River Falls High School is a public high school in River Falls, Wisconsin.

==Extracurricular activities==
===Marching band===
The RFHS marching band has won its class in marching band competition 24 times since 1985. It won state titles in 1985, 1987, 1989, 1990, 1991, 1992, 1994, 1995, 1999, 2000, 2005, 2007, 2008, 2009, 2010, 2011, 2012, 2013, 2016, 2019, 2021, 2022, and 2023. The band has also been nationally recognized through performances at the Fiesta, Outback and Gator Bowls, the Youth In Music Championships in Minneapolis, and the Bands of America - Super Regional in St. Louis.

===Athletics===
RFHS offers boys' baseball, girls' softball, boys' and girls' basketball, boys' and girls' cross country, boys' football, boys' and girls' golf, girls' gymnastics, boys' and girls' hockey, boys' and girls' soccer, boys' and girls' swimming and diving, boys' and girls' tennis, boys' and girls' track and field, girls' volleyball, and boys' wrestling (https://www.riverfallswrestling.org/).

Since 1989, RFHS has competed in the Big River Conference. Before 1989, it competed in the Middle Border Conference, being an inaugural member of that conference in 1932.

The school's co-op St. Croix Fusion girls' hockey team won state championships in 2009, 2010, and 2011. The girls' gymnastics team has made 22 state appearances, with 6 state championships.

RFHS has hosted numerous outstanding wrestling athletes and teams, with 18 individual state titles and 67 state placement medals from over 120 state qualifiers, and qualified for the WIAA Team State Tournament 5 times. Ten RFHS wrestlers have had undefeated seasons and one an undefeated career.
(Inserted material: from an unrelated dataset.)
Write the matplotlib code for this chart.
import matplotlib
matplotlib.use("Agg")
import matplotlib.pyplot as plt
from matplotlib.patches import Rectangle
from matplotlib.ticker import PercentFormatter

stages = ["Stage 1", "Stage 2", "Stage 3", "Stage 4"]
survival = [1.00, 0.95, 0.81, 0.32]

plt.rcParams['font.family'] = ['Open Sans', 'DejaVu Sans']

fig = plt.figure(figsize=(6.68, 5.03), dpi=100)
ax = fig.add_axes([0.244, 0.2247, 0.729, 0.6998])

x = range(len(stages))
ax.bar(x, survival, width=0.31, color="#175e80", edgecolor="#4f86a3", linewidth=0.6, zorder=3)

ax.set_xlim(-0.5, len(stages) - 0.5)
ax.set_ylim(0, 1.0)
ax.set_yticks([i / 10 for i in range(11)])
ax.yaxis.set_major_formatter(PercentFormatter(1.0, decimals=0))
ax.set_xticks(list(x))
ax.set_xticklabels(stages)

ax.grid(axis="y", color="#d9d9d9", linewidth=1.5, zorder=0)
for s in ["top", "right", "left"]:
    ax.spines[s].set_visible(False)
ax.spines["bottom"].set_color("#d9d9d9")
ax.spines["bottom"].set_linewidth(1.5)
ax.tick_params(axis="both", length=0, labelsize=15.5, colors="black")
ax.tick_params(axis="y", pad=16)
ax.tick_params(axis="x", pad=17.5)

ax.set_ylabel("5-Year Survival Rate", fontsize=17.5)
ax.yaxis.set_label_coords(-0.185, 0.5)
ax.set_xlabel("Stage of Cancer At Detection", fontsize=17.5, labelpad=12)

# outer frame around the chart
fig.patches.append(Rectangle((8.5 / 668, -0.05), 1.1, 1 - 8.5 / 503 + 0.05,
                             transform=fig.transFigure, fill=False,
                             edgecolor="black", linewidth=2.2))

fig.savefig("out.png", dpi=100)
===Athletic conference affiliation history===
- Middle Border Conference (1931-1989)
- Big Rivers Conference (1989–present)

==Notable alumni==
- Kevin Black (Class of 1998) – wrestling coach
- Annie Frisbie – long distance runner
- Jack Herum - basketball coach
- Warren P. Knowles – governor of Wisconsin
- Frankie Rayder – international fashion model
- Missy Rayder (Class of 1994) – international fashion model
- George B. Skogmo – Wisconsin State Senator
- Francis Paul Prucha – historian
- Karyn Bye-Dietz – Olympic Gold Medalist (women’s hockey)
- J. P. Feyereisen – Major League Baseball relief pitcher
- Jacqueline West (Class of 1998) – writer
- Alex Call - Major League Baseball World Series winner

===Wildcat Hall of Fame===
In 2011 a RFHS Hall of Fame was created for athletes, coaches, teams, distinguished citizens, and legacy members.